Short problem »
Reproduce the full listing below unchanged, apart from the pictures.

******************************

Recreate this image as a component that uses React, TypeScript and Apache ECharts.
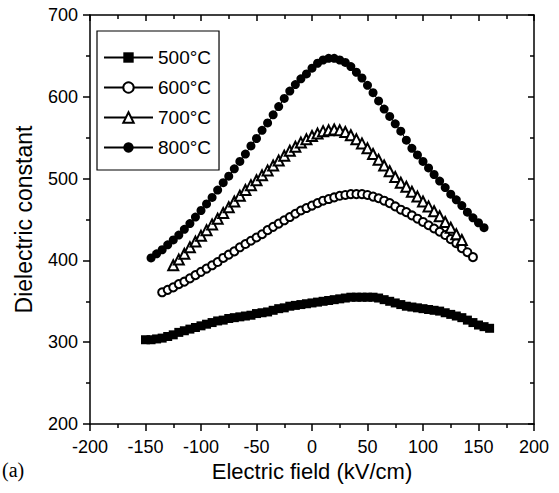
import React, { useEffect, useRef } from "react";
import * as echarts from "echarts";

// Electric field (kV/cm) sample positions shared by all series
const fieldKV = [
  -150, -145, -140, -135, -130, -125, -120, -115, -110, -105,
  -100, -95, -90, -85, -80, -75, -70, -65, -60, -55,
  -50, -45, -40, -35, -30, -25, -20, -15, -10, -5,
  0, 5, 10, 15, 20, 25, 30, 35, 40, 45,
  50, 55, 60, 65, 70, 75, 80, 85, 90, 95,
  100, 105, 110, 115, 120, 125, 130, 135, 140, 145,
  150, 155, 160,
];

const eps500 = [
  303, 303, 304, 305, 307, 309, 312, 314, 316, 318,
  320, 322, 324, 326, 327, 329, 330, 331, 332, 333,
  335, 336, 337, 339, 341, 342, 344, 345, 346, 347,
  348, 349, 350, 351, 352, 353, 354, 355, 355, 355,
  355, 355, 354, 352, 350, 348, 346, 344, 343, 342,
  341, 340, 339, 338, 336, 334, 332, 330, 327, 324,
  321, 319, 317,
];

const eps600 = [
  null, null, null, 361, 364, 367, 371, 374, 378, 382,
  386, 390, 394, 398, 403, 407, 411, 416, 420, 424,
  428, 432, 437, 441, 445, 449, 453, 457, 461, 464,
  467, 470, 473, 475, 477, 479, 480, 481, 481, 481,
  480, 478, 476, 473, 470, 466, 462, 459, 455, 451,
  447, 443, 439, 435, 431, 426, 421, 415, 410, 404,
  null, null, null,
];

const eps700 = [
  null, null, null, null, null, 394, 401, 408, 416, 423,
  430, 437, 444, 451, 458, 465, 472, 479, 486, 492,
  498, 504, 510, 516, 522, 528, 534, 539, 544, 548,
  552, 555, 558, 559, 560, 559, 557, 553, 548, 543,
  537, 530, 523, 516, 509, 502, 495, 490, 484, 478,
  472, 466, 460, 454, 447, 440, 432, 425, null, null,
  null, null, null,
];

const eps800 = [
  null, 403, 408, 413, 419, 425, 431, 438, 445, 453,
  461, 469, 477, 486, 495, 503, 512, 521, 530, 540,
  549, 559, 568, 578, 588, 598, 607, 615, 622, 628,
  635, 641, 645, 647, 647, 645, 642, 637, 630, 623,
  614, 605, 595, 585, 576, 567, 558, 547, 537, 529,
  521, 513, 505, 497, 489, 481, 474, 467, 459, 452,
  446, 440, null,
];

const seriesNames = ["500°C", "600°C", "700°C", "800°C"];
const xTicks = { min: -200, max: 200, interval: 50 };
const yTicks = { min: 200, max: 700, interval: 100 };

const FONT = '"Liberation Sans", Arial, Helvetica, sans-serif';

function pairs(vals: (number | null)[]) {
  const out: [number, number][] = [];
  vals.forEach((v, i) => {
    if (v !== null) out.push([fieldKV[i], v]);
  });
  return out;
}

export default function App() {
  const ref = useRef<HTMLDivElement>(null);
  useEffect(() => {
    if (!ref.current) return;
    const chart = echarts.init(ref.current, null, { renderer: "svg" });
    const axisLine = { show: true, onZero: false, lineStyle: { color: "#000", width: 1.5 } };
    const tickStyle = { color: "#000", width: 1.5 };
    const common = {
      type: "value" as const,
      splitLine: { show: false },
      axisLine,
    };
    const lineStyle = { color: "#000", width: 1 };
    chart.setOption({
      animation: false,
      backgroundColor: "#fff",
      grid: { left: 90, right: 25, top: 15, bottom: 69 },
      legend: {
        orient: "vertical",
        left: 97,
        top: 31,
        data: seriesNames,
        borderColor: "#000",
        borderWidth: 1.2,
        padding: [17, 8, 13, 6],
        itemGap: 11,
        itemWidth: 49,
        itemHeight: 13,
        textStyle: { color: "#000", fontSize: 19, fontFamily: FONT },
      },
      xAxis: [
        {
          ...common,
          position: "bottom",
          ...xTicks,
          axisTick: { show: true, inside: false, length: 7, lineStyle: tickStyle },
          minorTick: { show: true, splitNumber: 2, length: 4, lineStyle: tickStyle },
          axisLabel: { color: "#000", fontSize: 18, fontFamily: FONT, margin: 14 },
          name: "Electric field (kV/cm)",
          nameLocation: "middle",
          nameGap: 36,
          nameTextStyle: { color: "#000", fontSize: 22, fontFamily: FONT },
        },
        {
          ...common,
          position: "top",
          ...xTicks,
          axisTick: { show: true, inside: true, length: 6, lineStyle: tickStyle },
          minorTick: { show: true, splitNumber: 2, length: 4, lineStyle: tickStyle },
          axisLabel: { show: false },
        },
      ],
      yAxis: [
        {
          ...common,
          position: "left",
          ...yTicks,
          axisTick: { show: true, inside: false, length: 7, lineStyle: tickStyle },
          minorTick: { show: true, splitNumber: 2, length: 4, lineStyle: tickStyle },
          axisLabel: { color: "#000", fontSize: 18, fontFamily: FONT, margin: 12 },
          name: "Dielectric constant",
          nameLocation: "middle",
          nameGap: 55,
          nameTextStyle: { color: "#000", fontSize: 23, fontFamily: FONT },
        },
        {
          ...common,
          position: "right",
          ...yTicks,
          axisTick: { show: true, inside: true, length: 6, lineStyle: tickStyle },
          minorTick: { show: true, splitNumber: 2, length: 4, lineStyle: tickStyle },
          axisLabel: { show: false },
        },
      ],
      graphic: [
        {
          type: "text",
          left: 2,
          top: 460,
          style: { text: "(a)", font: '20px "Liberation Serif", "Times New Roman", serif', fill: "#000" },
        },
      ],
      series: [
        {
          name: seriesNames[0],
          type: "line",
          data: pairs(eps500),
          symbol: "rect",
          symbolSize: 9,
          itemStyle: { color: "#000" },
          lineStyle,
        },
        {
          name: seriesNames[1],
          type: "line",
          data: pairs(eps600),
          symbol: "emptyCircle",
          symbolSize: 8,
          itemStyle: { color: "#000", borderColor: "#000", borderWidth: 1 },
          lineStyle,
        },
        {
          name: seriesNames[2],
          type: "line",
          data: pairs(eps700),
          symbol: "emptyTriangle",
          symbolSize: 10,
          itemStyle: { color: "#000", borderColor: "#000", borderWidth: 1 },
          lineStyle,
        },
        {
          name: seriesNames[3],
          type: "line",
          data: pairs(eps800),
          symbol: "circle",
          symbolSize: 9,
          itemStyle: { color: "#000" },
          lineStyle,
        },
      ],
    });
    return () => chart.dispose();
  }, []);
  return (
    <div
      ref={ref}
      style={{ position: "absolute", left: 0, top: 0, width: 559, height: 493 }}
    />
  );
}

******************************

Solution »
Recreate this image as a component that uses React, TypeScript and Apache ECharts.
import React, { useEffect, useRef } from "react";
import * as echarts from "echarts";

// Electric field (kV/cm) sample positions shared by all series
const fieldKV = [
  -150, -145, -140, -135, -130, -125, -120, -115, -110, -105,
  -100, -95, -90, -85, -80, -75, -70, -65, -60, -55,
  -50, -45, -40, -35, -30, -25, -20, -15, -10, -5,
  0, 5, 10, 15, 20, 25, 30, 35, 40, 45,
  50, 55, 60, 65, 70, 75, 80, 85, 90, 95,
  100, 105, 110, 115, 120, 125, 130, 135, 140, 145,
  150, 155, 160,
];

const eps500 = [
  303, 303, 304, 305, 307, 309, 312, 314, 316, 318,
  320, 322, 324, 326, 327, 329, 330, 331, 332, 333,
  335, 336, 337, 339, 341, 342, 344, 345, 346, 347,
  348, 349, 350, 351, 352, 353, 354, 355, 355, 355,
  355, 355, 354, 352, 350, 348, 346, 344, 343, 342,
  341, 340, 339, 338, 336, 334, 332, 330, 327, 324,
  321, 319, 317,
];

const eps600 = [
  null, null, null, 361, 364, 367, 371, 374, 378, 382,
  386, 390, 394, 398, 403, 407, 411, 416, 420, 424,
  428, 432, 437, 441, 445, 449, 453, 457, 461, 464,
  467, 470, 473, 475, 477, 479, 480, 481, 481, 481,
  480, 478, 476, 473, 470, 466, 462, 459, 455, 451,
  447, 443, 439, 435, 431, 426, 421, 415, 410, 404,
  null, null, null,
];

const eps700 = [
  null, null, null, null, null, 394, 401, 408, 416, 423,
  430, 437, 444, 451, 458, 465, 472, 479, 486, 492,
  498, 504, 510, 516, 522, 528, 534, 539, 544, 548,
  552, 555, 558, 559, 560, 559, 557, 553, 548, 543,
  537, 530, 523, 516, 509, 502, 495, 490, 484, 478,
  472, 466, 460, 454, 447, 440, 432, 425, null, null,
  null, null, null,
];

const eps800 = [
  null, 403, 408, 413, 419, 425, 431, 438, 445, 453,
  461, 469, 477, 486, 495, 503, 512, 521, 530, 540,
  549, 559, 568, 578, 588, 598, 607, 615, 622, 628,
  635, 641, 645, 647, 647, 645, 642, 637, 630, 623,
  614, 605, 595, 585, 576, 567, 558, 547, 537, 529,
  521, 513, 505, 497, 489, 481, 474, 467, 459, 452,
  446, 440, null,
];

const seriesNames = ["500°C", "600°C", "700°C", "800°C"];
const xTicks = { min: -200, max: 200, interval: 50 };
const yTicks = { min: 200, max: 700, interval: 100 };

const FONT = '"Liberation Sans", Arial, Helvetica, sans-serif';

function pairs(vals: (number | null)[]) {
  const out: [number, number][] = [];
  vals.forEach((v, i) => {
    if (v !== null) out.push([fieldKV[i], v]);
  });
  return out;
}

export default function App() {
  const ref = useRef<HTMLDivElement>(null);
  useEffect(() => {
    if (!ref.current) return;
    const chart = echarts.init(ref.current, null, { renderer: "svg" });
    const axisLine = { show: true, onZero: false, lineStyle: { color: "#000", width: 1.5 } };
    const tickStyle = { color: "#000", width: 1.5 };
    const common = {
      type: "value" as const,
      splitLine: { show: false },
      axisLine,
    };
    const lineStyle = { color: "#000", width: 1 };
    chart.setOption({
      animation: false,
      backgroundColor: "#fff",
      grid: { left: 90, right: 25, top: 15, bottom: 69 },
      legend: {
        orient: "vertical",
        left: 97,
        top: 31,
        data: seriesNames,
        borderColor: "#000",
        borderWidth: 1.2,
        padding: [17, 8, 13, 6],
        itemGap: 11,
        itemWidth: 49,
        itemHeight: 13,
        textStyle: { color: "#000", fontSize: 19, fontFamily: FONT },
      },
      xAxis: [
        {
          ...common,
          position: "bottom",
          ...xTicks,
          axisTick: { show: true, inside: false, length: 7, lineStyle: tickStyle },
          minorTick: { show: true, splitNumber: 2, length: 4, lineStyle: tickStyle },
          axisLabel: { color: "#000", fontSize: 18, fontFamily: FONT, margin: 14 },
          name: "Electric field (kV/cm)",
          nameLocation: "middle",
          nameGap: 36,
          nameTextStyle: { color: "#000", fontSize: 22, fontFamily: FONT },
        },
        {
          ...common,
          position: "top",
          ...xTicks,
          axisTick: { show: true, inside: true, length: 6, lineStyle: tickStyle },
          minorTick: { show: true, splitNumber: 2, length: 4, lineStyle: tickStyle },
          axisLabel: { show: false },
        },
      ],
      yAxis: [
        {
          ...common,
          position: "left",
          ...yTicks,
          axisTick: { show: true, inside: false, length: 7, lineStyle: tickStyle },
          minorTick: { show: true, splitNumber: 2, length: 4, lineStyle: tickStyle },
          axisLabel: { color: "#000", fontSize: 18, fontFamily: FONT, margin: 12 },
          name: "Dielectric constant",
          nameLocation: "middle",
          nameGap: 55,
          nameTextStyle: { color: "#000", fontSize: 23, fontFamily: FONT },
        },
        {
          ...common,
          position: "right",
          ...yTicks,
          axisTick: { show: true, inside: true, length: 6, lineStyle: tickStyle },
          minorTick: { show: true, splitNumber: 2, length: 4, lineStyle: tickStyle },
          axisLabel: { show: false },
        },
      ],
      graphic: [
        {
          type: "text",
          left: 2,
          top: 460,
          style: { text: "(a)", font: '20px "Liberation Serif", "Times New Roman", serif', fill: "#000" },
        },
      ],
      series: [
        {
          name: seriesNames[0],
          type: "line",
          data: pairs(eps500),
          symbol: "rect",
          symbolSize: 9,
          itemStyle: { color: "#000" },
          lineStyle,
        },
        {
          name: seriesNames[1],
          type: "line",
          data: pairs(eps600),
          symbol: "emptyCircle",
          symbolSize: 8,
          itemStyle: { color: "#000", borderColor: "#000", borderWidth: 1 },
          lineStyle,
        },
        {
          name: seriesNames[2],
          type: "line",
          data: pairs(eps700),
          symbol: "emptyTriangle",
          symbolSize: 10,
          itemStyle: { color: "#000", borderColor: "#000", borderWidth: 1 },
          lineStyle,
        },
        {
          name: seriesNames[3],
          type: "line",
          data: pairs(eps800),
          symbol: "circle",
          symbolSize: 9,
          itemStyle: { color: "#000" },
          lineStyle,
        },
      ],
    });
    return () => chart.dispose();
  }, []);
  return (
    <div
      ref={ref}
      style={{ position: "absolute", left: 0, top: 0, width: 559, height: 493 }}
    />
  );
}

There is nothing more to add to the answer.